IWハーパーのスタンダード銘柄である、ゴールドメダル。バーンハイム蒸留所のバーボン、IWハーパーが誕生したのは1877年。名付けのエピソードはwebを参照頂くとして。。。(こちらのページが判りやすくまとめられています。ホント、BIBの表記とTAXは謎です。→ウイスキーの庭様)

ブランドヒストリーとしては、1885年の万国博覧会で金賞を受賞した事を皮切りに、1900年代にかけてあわせて5つのメダルを国際博覧会で受賞したことが語られていますが、当時のIWハーパーはライウイスキーで別物と言える仕様。コーン主体のマッシュビルで知られるIWハーパーがリリースされたのは、禁酒法と第二次世界大戦後の1950年代に入ってからとなります。

また、IWハーパー・ゴールドメダルは、40〜43%という加水仕様もあり、オールドは温度環境の変化に伴う濁りが出てしまっているものが少なくありません。
そのため、中々ベストなモノを飲める機会が少なかったりするのですが、今回はラベルの見た目に反し奇跡的に状態の良いゴールドメダルに当たり、その美味さを堪能させて頂きました。

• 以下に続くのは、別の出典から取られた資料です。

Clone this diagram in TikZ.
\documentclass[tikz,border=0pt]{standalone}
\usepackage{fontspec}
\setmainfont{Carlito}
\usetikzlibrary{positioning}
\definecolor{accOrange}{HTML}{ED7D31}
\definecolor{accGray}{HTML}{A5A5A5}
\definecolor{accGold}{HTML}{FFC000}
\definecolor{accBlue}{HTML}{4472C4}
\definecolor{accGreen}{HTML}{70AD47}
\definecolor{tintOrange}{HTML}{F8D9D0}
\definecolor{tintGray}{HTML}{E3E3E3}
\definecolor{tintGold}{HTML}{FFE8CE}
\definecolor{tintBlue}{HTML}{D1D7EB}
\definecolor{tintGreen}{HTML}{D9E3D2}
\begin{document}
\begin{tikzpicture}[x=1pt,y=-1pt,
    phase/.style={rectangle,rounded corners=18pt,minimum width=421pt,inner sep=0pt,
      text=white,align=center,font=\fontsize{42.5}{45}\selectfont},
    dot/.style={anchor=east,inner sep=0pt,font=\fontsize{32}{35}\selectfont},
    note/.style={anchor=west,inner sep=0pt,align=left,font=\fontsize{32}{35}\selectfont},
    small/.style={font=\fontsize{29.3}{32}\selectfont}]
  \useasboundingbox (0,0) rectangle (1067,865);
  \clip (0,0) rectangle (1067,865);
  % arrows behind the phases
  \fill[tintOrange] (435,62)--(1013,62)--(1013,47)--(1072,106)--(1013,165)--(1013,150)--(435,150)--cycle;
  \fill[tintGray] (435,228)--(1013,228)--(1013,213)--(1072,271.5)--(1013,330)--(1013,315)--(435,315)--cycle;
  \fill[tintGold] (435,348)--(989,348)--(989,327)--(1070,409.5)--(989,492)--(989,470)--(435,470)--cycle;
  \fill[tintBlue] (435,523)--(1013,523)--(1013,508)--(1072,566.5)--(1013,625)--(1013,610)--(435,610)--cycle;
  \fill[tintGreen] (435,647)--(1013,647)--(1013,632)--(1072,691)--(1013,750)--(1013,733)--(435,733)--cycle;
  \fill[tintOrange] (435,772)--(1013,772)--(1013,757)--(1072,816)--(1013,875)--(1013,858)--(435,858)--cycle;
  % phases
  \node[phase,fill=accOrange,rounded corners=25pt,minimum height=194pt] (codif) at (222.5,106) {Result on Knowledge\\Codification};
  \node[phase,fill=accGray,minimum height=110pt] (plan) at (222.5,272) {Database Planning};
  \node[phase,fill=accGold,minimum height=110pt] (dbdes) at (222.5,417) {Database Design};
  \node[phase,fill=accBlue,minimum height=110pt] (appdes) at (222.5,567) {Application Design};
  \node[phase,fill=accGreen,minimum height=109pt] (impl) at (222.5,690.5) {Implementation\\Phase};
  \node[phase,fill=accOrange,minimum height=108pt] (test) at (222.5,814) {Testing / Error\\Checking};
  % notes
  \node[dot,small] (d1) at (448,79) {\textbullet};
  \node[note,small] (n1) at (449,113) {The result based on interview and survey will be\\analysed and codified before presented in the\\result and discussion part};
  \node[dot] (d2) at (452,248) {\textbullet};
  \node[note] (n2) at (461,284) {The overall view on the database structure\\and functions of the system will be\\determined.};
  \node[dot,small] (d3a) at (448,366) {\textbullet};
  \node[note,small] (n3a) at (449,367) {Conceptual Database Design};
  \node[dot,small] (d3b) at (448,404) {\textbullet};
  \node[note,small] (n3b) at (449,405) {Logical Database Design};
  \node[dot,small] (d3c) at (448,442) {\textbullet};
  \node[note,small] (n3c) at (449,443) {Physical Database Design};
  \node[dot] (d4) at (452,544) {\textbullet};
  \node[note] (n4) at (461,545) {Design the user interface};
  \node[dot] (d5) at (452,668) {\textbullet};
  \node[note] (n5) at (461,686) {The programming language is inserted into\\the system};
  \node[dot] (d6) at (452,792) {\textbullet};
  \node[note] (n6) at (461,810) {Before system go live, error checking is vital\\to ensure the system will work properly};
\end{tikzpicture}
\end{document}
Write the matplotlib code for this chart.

何が良いって、長熟バーボンに見られるリッチなチャーオーク感とは違う、軽やかで品の良い甘みが香味の主体でありながら、しっかりとコクがあること。
ストレートで引っかかりのない口当たりは勿論、ロックにしても香味がしゃばしゃばにならない。ライトタイプのバーボンの理想形ってこういうのだよなと、感じさせてくれるような構成なのです。

飲み方はハイボールにしても勿論美味しいのですが、流石にそこまで水が入ると、その後の時代と比較して大きな違いが現れにくいこともあり、どっちかと言えばストレートかロックでじっくり楽しみたいという印象でもあります。

(IWハーパー、1990年代ジャーディン時代(左)と、1970年代サントリー時代(右)。ジャーディン時代の味も悪くないが、比較するとドライでコクが軽くなりつつある。ここまでくるとハイボール要員。)

余談ですが、IWハーパーと合わせてよく語られるのが、マッシュビルのコーン比率。連邦アルコール法で定めるコーンウイスキーの基準(81%以上)の範囲まで使われているという話ですが。。。
どうやら現在の本国流通のIWハーパーは、コーンが73%、ライ18%、モルト9%で、そこまで使われていないようです。(15年は86%なので、コーンウイスキー基準の範囲内。)

だから何が、という違いを感じ取れるほどの経験はないのですが、特にバーボンは日本で語られる情報と現地の情報が違っていたり、一部抜けている事が結構あるので、こうして記事をまとめるたび、新たなトリビアに遭遇できるのです。